Peer tribes have already run this
Alaska Native corporations built federal-services powerhouses from the same statutory access YTT holds. Chenega grew from $13M in revenue in 2000 to $1.1B by 2009. Afognak / Alutiiq runs roughly 5,000 employees across nearly every state. Dozens of smaller village entities have run the same play at smaller scale.
Chenega revenue growth, 2000–2009
Afognak / Alutiiq employees nationwide
flows through Buy Indian set-asides each year
A realistic trajectory
First Buy Indian and NALEMP-adjacent awards — six figures to low millions — building on remediation and fisheries work the Tribe already does.
First 8(a) sole-source federal-services work, employing trained tribal members at home and across the diaspora.
Eight-figure annual revenue is a demonstrated, repeatable target — with net revenues funding the peace and wellbeing of members wherever they live.
Told honestly
The Alaska Native record carries warnings as well as proof. Government auditors have flagged oversight gaps in the largest 8(a) contracts, pass-through abuse has produced kickback settlements, and reporting has documented how unevenly benefits reach village members. We name this because a plan built for our people must be built to avoid those failures — not repeat them.
The charter should hard-wire member benefit — dividends to the peace mandate, member hiring preferences, and full transparency to the General Assembly.

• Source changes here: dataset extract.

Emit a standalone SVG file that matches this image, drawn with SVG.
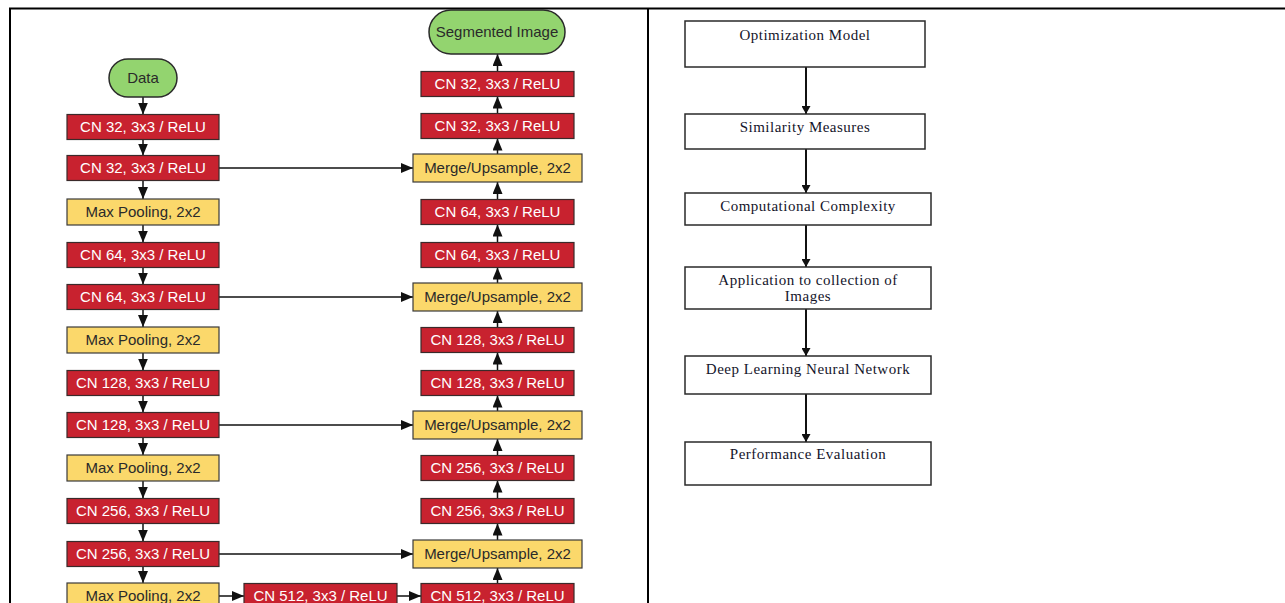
<svg xmlns="http://www.w3.org/2000/svg" width="1285" height="603" viewBox="0 0 1285 603">
<style>
.red{fill:#c8222f;stroke:#3a2a2a;stroke-width:1.2}
.yel{fill:#fbd86b;stroke:#3a3a3a;stroke-width:1.2}
.grn{fill:#93d46f;stroke:#2a2a2a;stroke-width:1.5}
.tw{font-family:"Liberation Sans",Arial,sans-serif;font-size:15px;fill:#ffffff;text-anchor:middle}
.td{font-family:"Liberation Sans",Arial,sans-serif;font-size:15px;fill:#2a2a2a;text-anchor:middle}
.fb{fill:#ffffff;stroke:#2a2a2a;stroke-width:1.5}
.ft{font-family:"Liberation Serif","Times New Roman",serif;font-size:15px;fill:#14142a;text-anchor:middle;letter-spacing:0.5px}
.c{stroke:#111;stroke-width:1.5;fill:none}
.cf{stroke:#111;stroke-width:2;fill:none}
.border{stroke:#000;stroke-width:2;fill:none}
</style>
<defs>
<marker id="ah" markerUnits="userSpaceOnUse" markerWidth="12" markerHeight="10" refX="12" refY="5" orient="auto">
<path d="M0,0 L12,5 L0,10 z" fill="#111"/>
</marker>
<marker id="ahs" markerUnits="userSpaceOnUse" markerWidth="8" markerHeight="9" refX="8" refY="4.5" orient="auto">
<path d="M0,0 L8,4.5 L0,9 z" fill="#111"/>
</marker>
</defs>
<rect width="1285" height="603" fill="#ffffff"/>
<g id="table-border">
<line class="border" x1="9" y1="8.5" x2="1285" y2="8.5"/>
<line class="border" x1="10" y1="8" x2="10" y2="603"/>
<line class="border" x1="648" y1="8" x2="648" y2="603"/>
</g>
<g id="connectors">
<line class="c" x1="143" y1="97" x2="143" y2="114.5" marker-end="url(#ah)"/>
<line class="c" x1="143" y1="139.5" x2="143" y2="155.5" marker-end="url(#ah)"/>
<line class="c" x1="143" y1="180.5" x2="143" y2="199" marker-end="url(#ah)"/>
<line class="c" x1="143" y1="225" x2="143" y2="242.5" marker-end="url(#ah)"/>
<line class="c" x1="143" y1="267.5" x2="143" y2="284.5" marker-end="url(#ah)"/>
<line class="c" x1="143" y1="309.5" x2="143" y2="327" marker-end="url(#ah)"/>
<line class="c" x1="143" y1="353" x2="143" y2="370.5" marker-end="url(#ah)"/>
<line class="c" x1="143" y1="395.5" x2="143" y2="412.5" marker-end="url(#ah)"/>
<line class="c" x1="143" y1="437.5" x2="143" y2="455" marker-end="url(#ah)"/>
<line class="c" x1="143" y1="481" x2="143" y2="498.5" marker-end="url(#ah)"/>
<line class="c" x1="143" y1="523.5" x2="143" y2="541.5" marker-end="url(#ah)"/>
<line class="c" x1="143" y1="566.5" x2="143" y2="583" marker-end="url(#ah)"/>
<line class="c" x1="497.5" y1="583.5" x2="497.5" y2="568" marker-end="url(#ah)"/>
<line class="c" x1="497.5" y1="540" x2="497.5" y2="523.5" marker-end="url(#ah)"/>
<line class="c" x1="497.5" y1="498.5" x2="497.5" y2="480.5" marker-end="url(#ah)"/>
<line class="c" x1="497.5" y1="455.5" x2="497.5" y2="439" marker-end="url(#ah)"/>
<line class="c" x1="497.5" y1="411" x2="497.5" y2="395.5" marker-end="url(#ah)"/>
<line class="c" x1="497.5" y1="370.5" x2="497.5" y2="352.5" marker-end="url(#ah)"/>
<line class="c" x1="497.5" y1="327.5" x2="497.5" y2="311" marker-end="url(#ah)"/>
<line class="c" x1="497.5" y1="283" x2="497.5" y2="267.5" marker-end="url(#ah)"/>
<line class="c" x1="497.5" y1="242.5" x2="497.5" y2="224.5" marker-end="url(#ah)"/>
<line class="c" x1="497.5" y1="199.5" x2="497.5" y2="182" marker-end="url(#ah)"/>
<line class="c" x1="497.5" y1="154" x2="497.5" y2="138.5" marker-end="url(#ah)"/>
<line class="c" x1="497.5" y1="113.5" x2="497.5" y2="96.5" marker-end="url(#ah)"/>
<line class="c" x1="497.5" y1="71.5" x2="497.5" y2="54" marker-end="url(#ah)"/>
<line class="c" x1="219" y1="168" x2="413" y2="168" marker-end="url(#ah)"/>
<line class="c" x1="219" y1="297" x2="413" y2="297" marker-end="url(#ah)"/>
<line class="c" x1="219" y1="425" x2="413" y2="425" marker-end="url(#ah)"/>
<line class="c" x1="219" y1="554" x2="413" y2="554" marker-end="url(#ah)"/>
<line class="c" x1="219" y1="596" x2="244" y2="596" marker-end="url(#ah)"/>
<line class="c" x1="397" y1="596" x2="421" y2="596" marker-end="url(#ah)"/>
<line class="cf" x1="806" y1="67" x2="806" y2="114" marker-end="url(#ahs)"/>
<line class="cf" x1="806" y1="149" x2="806" y2="193" marker-end="url(#ahs)"/>
<line class="cf" x1="806" y1="225" x2="806" y2="267" marker-end="url(#ahs)"/>
<line class="cf" x1="806" y1="309" x2="806" y2="356" marker-end="url(#ahs)"/>
<line class="cf" x1="806" y1="394" x2="806" y2="442" marker-end="url(#ahs)"/>
</g>
<g id="data"><rect class="grn" x="109" y="59" width="68" height="38" rx="19"/><text class="td" x="143" y="83">Data</text></g>
<g id="l1"><rect class="red" x="67" y="114.5" width="152" height="25"/><text class="tw" x="143" y="132">CN 32, 3x3 / ReLU</text></g>
<g id="l2"><rect class="red" x="67" y="155.5" width="152" height="25"/><text class="tw" x="143" y="173">CN 32, 3x3 / ReLU</text></g>
<g id="l3"><rect class="yel" x="67" y="199" width="152" height="26"/><text class="td" x="143" y="217">Max Pooling, 2x2</text></g>
<g id="l4"><rect class="red" x="67" y="242.5" width="152" height="25"/><text class="tw" x="143" y="260">CN 64, 3x3 / ReLU</text></g>
<g id="l5"><rect class="red" x="67" y="284.5" width="152" height="25"/><text class="tw" x="143" y="302">CN 64, 3x3 / ReLU</text></g>
<g id="l6"><rect class="yel" x="67" y="327" width="152" height="26"/><text class="td" x="143" y="345">Max Pooling, 2x2</text></g>
<g id="l7"><rect class="red" x="67" y="370.5" width="152" height="25"/><text class="tw" x="143" y="388">CN 128, 3x3 / ReLU</text></g>
<g id="l8"><rect class="red" x="67" y="412.5" width="152" height="25"/><text class="tw" x="143" y="430">CN 128, 3x3 / ReLU</text></g>
<g id="l9"><rect class="yel" x="67" y="455" width="152" height="26"/><text class="td" x="143" y="473">Max Pooling, 2x2</text></g>
<g id="l10"><rect class="red" x="67" y="498.5" width="152" height="25"/><text class="tw" x="143" y="516">CN 256, 3x3 / ReLU</text></g>
<g id="l11"><rect class="red" x="67" y="541.5" width="152" height="25"/><text class="tw" x="143" y="559">CN 256, 3x3 / ReLU</text></g>
<g id="l12"><rect class="yel" x="67" y="583" width="152" height="26"/><text class="td" x="143" y="601">Max Pooling, 2x2</text></g>
<g id="m1"><rect class="red" x="244" y="583.5" width="153" height="25"/><text class="tw" x="320.5" y="601">CN 512, 3x3 / ReLU</text></g>
<g id="seg"><rect class="grn" x="429" y="10" width="136" height="44" rx="22"/><text class="td" x="497" y="37">Segmented Image</text></g>
<g id="r1"><rect class="red" x="421" y="71.5" width="153" height="25"/><text class="tw" x="497.5" y="89">CN 32, 3x3 / ReLU</text></g>
<g id="r2"><rect class="red" x="421" y="113.5" width="153" height="25"/><text class="tw" x="497.5" y="131">CN 32, 3x3 / ReLU</text></g>
<g id="r3"><rect class="yel" x="413" y="154" width="169" height="28"/><text class="td" x="497.5" y="173">Merge/Upsample, 2x2</text></g>
<g id="r4"><rect class="red" x="421" y="199.5" width="153" height="25"/><text class="tw" x="497.5" y="217">CN 64, 3x3 / ReLU</text></g>
<g id="r5"><rect class="red" x="421" y="242.5" width="153" height="25"/><text class="tw" x="497.5" y="260">CN 64, 3x3 / ReLU</text></g>
<g id="r6"><rect class="yel" x="413" y="283" width="169" height="28"/><text class="td" x="497.5" y="302">Merge/Upsample, 2x2</text></g>
<g id="r7"><rect class="red" x="421" y="327.5" width="153" height="25"/><text class="tw" x="497.5" y="345">CN 128, 3x3 / ReLU</text></g>
<g id="r8"><rect class="red" x="421" y="370.5" width="153" height="25"/><text class="tw" x="497.5" y="388">CN 128, 3x3 / ReLU</text></g>
<g id="r9"><rect class="yel" x="413" y="411" width="169" height="28"/><text class="td" x="497.5" y="430">Merge/Upsample, 2x2</text></g>
<g id="r10"><rect class="red" x="421" y="455.5" width="153" height="25"/><text class="tw" x="497.5" y="473">CN 256, 3x3 / ReLU</text></g>
<g id="r11"><rect class="red" x="421" y="498.5" width="153" height="25"/><text class="tw" x="497.5" y="516">CN 256, 3x3 / ReLU</text></g>
<g id="r12"><rect class="yel" x="413" y="540" width="169" height="28"/><text class="td" x="497.5" y="559">Merge/Upsample, 2x2</text></g>
<g id="r13"><rect class="red" x="421" y="583.5" width="153" height="25"/><text class="tw" x="497.5" y="601">CN 512, 3x3 / ReLU</text></g>
<g id="f1"><rect class="fb" x="685" y="21" width="240" height="46"/><text class="ft" x="805" y="40">Optimization Model</text></g>
<g id="f2"><rect class="fb" x="685" y="114" width="240" height="35"/><text class="ft" x="805" y="132">Similarity Measures</text></g>
<g id="f3"><rect class="fb" x="685" y="193" width="246" height="32"/><text class="ft" x="808" y="211">Computational Complexity</text></g>
<g id="f4"><rect class="fb" x="685" y="267" width="246" height="42"/><text class="ft" x="808" y="285">Application to collection of</text><text class="ft" x="808" y="301">Images</text></g>
<g id="f5"><rect class="fb" x="685" y="356" width="246" height="38"/><text class="ft" x="808" y="374">Deep Learning Neural Network</text></g>
<g id="f6"><rect class="fb" x="685" y="442" width="246" height="43"/><text class="ft" x="808" y="459">Performance Evaluation</text></g>
</svg>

It should require real performance — self-performed work, not fronting for outside firms.
8(a) is a nine-year program per subsidiary with genuine compliance overhead. The Tribe needs one experienced business-development and compliance hire or partner before the first award, not after.
A Section 17 charter or LLC formation, plus a council resolution, must come before any SBA application — and approval typically takes months.
“Resolved: the Yakutat Tlingit Tribe charters a wholly tribally owned development corporation to pursue federal contracting under the 8(a), Buy Indian, and HUBZone authorities, seeks certification of a Tribal Energy Development Organization under 25 C.F.R. Part 224, and directs that net revenues fund the peace and wellbeing of tribal members wherever they reside.”
Gunalchéesh. What ANCSA corporations built for shareholders, the Tribe can build for members — wherever they live.